● What you should do: Copy, character for character, the lines running from the one with "Write the TikZ code for this diagram." to the one with "(0,0) rectangle (1282,719);", ends included. Leave out every other line.

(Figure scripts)
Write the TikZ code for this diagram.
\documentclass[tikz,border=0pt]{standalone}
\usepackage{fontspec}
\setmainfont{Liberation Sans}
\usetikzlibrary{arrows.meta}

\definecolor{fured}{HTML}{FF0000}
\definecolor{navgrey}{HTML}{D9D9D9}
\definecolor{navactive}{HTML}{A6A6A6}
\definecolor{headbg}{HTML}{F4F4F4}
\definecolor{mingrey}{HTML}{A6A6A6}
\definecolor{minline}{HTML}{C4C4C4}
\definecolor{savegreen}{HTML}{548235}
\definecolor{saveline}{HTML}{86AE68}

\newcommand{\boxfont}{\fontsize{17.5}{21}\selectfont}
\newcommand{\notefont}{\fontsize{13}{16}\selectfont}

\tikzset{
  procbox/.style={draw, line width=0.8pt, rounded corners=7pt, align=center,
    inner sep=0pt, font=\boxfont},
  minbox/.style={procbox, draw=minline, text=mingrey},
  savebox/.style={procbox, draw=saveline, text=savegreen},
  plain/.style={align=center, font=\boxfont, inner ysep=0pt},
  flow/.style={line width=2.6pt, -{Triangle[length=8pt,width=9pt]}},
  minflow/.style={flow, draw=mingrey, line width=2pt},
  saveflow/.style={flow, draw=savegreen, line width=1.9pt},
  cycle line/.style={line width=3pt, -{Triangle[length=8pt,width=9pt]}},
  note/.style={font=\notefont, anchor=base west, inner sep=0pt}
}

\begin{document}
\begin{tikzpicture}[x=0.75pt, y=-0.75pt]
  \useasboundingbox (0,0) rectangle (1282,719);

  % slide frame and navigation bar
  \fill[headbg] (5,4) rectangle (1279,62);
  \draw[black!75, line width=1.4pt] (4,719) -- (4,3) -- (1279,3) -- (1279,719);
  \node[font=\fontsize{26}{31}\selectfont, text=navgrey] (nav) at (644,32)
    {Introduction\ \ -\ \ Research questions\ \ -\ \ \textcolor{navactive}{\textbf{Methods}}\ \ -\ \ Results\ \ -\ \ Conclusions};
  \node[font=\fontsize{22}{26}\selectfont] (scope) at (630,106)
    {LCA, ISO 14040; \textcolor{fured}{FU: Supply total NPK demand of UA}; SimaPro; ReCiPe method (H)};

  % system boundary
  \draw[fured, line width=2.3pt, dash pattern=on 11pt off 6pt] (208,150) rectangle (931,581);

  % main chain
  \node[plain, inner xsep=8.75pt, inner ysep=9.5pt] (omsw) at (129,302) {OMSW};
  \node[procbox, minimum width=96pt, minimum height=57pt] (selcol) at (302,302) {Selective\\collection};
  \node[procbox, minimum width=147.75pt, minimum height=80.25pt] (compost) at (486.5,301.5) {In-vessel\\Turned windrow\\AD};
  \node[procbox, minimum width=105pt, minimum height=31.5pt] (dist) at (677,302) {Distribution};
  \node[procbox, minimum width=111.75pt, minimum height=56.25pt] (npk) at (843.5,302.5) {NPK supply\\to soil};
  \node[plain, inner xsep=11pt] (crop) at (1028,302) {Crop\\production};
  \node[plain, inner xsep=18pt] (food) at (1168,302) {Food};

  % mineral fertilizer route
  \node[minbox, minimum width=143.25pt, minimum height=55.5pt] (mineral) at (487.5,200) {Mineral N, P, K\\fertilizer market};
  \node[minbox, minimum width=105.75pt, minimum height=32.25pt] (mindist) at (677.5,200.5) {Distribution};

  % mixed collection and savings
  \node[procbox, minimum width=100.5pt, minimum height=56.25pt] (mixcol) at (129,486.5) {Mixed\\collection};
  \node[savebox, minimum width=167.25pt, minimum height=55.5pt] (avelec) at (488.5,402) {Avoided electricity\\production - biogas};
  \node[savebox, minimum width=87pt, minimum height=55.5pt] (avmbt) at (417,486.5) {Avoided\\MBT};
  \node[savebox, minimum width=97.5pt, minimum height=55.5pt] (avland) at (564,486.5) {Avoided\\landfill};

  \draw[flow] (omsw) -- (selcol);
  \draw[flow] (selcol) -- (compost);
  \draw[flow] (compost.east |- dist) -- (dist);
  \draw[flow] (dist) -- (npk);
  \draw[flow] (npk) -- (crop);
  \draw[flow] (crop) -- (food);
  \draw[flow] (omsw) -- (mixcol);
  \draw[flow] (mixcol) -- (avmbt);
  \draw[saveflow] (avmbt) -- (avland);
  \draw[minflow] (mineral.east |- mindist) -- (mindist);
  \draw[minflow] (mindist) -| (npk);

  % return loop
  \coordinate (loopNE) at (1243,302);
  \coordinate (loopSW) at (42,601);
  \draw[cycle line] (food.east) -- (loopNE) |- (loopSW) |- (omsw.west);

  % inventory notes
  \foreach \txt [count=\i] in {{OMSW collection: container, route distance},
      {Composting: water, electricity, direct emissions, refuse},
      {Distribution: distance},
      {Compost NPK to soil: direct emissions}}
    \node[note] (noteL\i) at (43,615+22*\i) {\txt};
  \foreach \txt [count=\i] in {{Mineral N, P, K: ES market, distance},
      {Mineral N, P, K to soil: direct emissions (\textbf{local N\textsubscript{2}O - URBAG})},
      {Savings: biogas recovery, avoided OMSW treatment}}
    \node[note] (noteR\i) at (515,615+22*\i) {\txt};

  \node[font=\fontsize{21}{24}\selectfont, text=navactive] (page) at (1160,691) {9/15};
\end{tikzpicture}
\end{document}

---

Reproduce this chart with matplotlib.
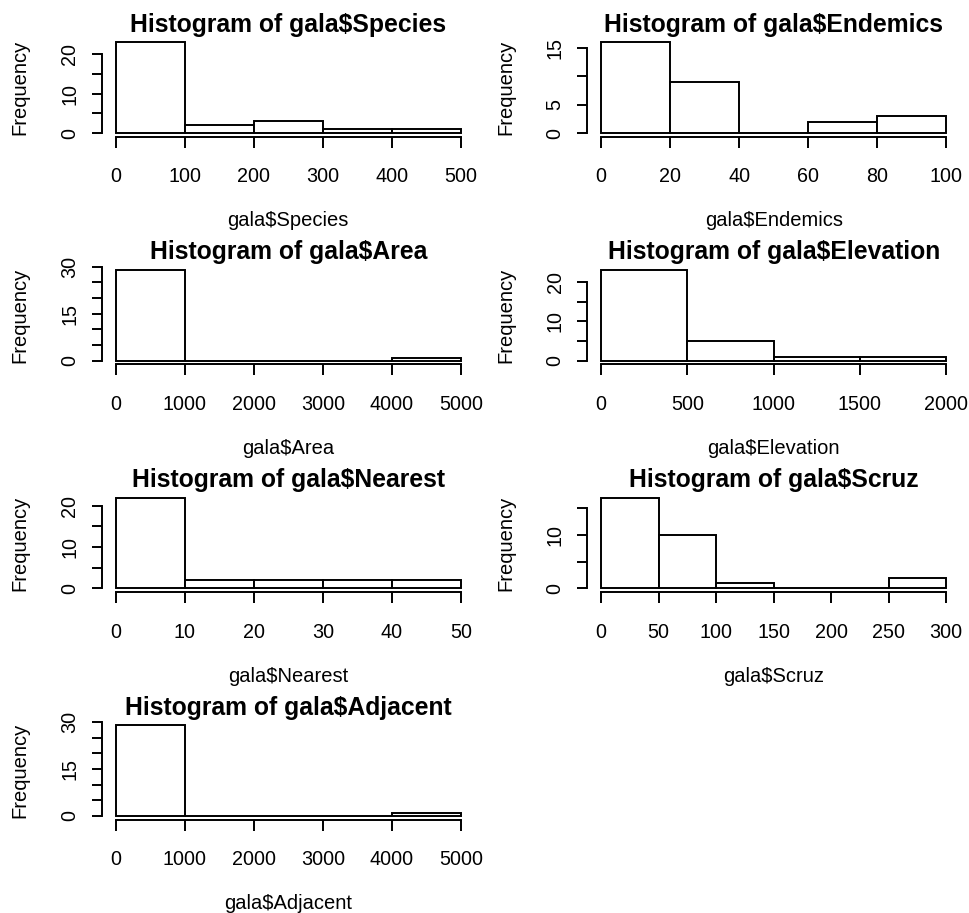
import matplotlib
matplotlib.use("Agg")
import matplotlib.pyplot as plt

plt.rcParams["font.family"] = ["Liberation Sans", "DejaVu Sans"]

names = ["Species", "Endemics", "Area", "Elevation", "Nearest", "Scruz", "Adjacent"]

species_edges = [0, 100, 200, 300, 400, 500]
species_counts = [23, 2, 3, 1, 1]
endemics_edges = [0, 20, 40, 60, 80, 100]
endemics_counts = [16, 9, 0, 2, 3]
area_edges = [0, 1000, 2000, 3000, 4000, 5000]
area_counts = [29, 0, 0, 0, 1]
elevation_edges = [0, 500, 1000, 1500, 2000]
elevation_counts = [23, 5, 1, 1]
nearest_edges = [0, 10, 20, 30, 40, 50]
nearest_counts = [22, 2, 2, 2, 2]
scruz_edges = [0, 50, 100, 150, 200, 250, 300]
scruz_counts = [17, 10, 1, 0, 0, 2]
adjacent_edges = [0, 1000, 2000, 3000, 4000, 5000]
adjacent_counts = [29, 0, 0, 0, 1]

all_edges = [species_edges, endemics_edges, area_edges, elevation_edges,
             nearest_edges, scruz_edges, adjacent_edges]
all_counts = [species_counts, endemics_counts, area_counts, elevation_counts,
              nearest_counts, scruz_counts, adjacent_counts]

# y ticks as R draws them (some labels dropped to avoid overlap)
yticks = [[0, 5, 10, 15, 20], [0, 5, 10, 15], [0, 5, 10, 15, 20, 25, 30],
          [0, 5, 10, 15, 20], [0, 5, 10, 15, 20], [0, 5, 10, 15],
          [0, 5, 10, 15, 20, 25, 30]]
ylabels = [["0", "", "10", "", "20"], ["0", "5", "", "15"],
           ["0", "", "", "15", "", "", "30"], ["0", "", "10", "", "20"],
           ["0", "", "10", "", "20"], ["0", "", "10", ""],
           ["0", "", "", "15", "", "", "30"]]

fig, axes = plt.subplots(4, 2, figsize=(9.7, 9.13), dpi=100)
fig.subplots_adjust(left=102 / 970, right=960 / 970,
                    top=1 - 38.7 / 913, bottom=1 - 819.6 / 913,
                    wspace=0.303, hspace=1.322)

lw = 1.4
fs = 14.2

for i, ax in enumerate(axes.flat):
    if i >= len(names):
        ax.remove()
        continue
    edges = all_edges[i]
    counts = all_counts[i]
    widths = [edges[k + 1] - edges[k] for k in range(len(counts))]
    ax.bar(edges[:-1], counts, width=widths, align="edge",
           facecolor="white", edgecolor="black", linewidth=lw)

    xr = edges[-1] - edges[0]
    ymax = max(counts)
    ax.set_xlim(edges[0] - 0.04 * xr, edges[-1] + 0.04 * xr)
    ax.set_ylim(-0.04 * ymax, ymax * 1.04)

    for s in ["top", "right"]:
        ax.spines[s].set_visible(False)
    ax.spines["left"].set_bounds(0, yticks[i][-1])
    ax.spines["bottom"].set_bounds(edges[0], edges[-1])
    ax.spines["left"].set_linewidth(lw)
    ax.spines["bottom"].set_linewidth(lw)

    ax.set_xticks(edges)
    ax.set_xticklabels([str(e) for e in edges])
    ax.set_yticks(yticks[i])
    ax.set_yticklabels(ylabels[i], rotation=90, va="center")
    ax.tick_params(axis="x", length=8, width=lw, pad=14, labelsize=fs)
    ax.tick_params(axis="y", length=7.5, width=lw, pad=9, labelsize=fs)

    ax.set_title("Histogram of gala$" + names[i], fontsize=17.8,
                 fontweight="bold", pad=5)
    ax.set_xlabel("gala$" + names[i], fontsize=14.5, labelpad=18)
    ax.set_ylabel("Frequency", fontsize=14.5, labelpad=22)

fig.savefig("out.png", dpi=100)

● Response for this exercise:
Write the TikZ code for this diagram.
\documentclass[tikz,border=0pt]{standalone}
\usepackage{fontspec}
\setmainfont{Liberation Sans}
\usetikzlibrary{arrows.meta}

\definecolor{fured}{HTML}{FF0000}
\definecolor{navgrey}{HTML}{D9D9D9}
\definecolor{navactive}{HTML}{A6A6A6}
\definecolor{headbg}{HTML}{F4F4F4}
\definecolor{mingrey}{HTML}{A6A6A6}
\definecolor{minline}{HTML}{C4C4C4}
\definecolor{savegreen}{HTML}{548235}
\definecolor{saveline}{HTML}{86AE68}

\newcommand{\boxfont}{\fontsize{17.5}{21}\selectfont}
\newcommand{\notefont}{\fontsize{13}{16}\selectfont}

\tikzset{
  procbox/.style={draw, line width=0.8pt, rounded corners=7pt, align=center,
    inner sep=0pt, font=\boxfont},
  minbox/.style={procbox, draw=minline, text=mingrey},
  savebox/.style={procbox, draw=saveline, text=savegreen},
  plain/.style={align=center, font=\boxfont, inner ysep=0pt},
  flow/.style={line width=2.6pt, -{Triangle[length=8pt,width=9pt]}},
  minflow/.style={flow, draw=mingrey, line width=2pt},
  saveflow/.style={flow, draw=savegreen, line width=1.9pt},
  cycle line/.style={line width=3pt, -{Triangle[length=8pt,width=9pt]}},
  note/.style={font=\notefont, anchor=base west, inner sep=0pt}
}

\begin{document}
\begin{tikzpicture}[x=0.75pt, y=-0.75pt]
  \useasboundingbox (0,0) rectangle (1282,719);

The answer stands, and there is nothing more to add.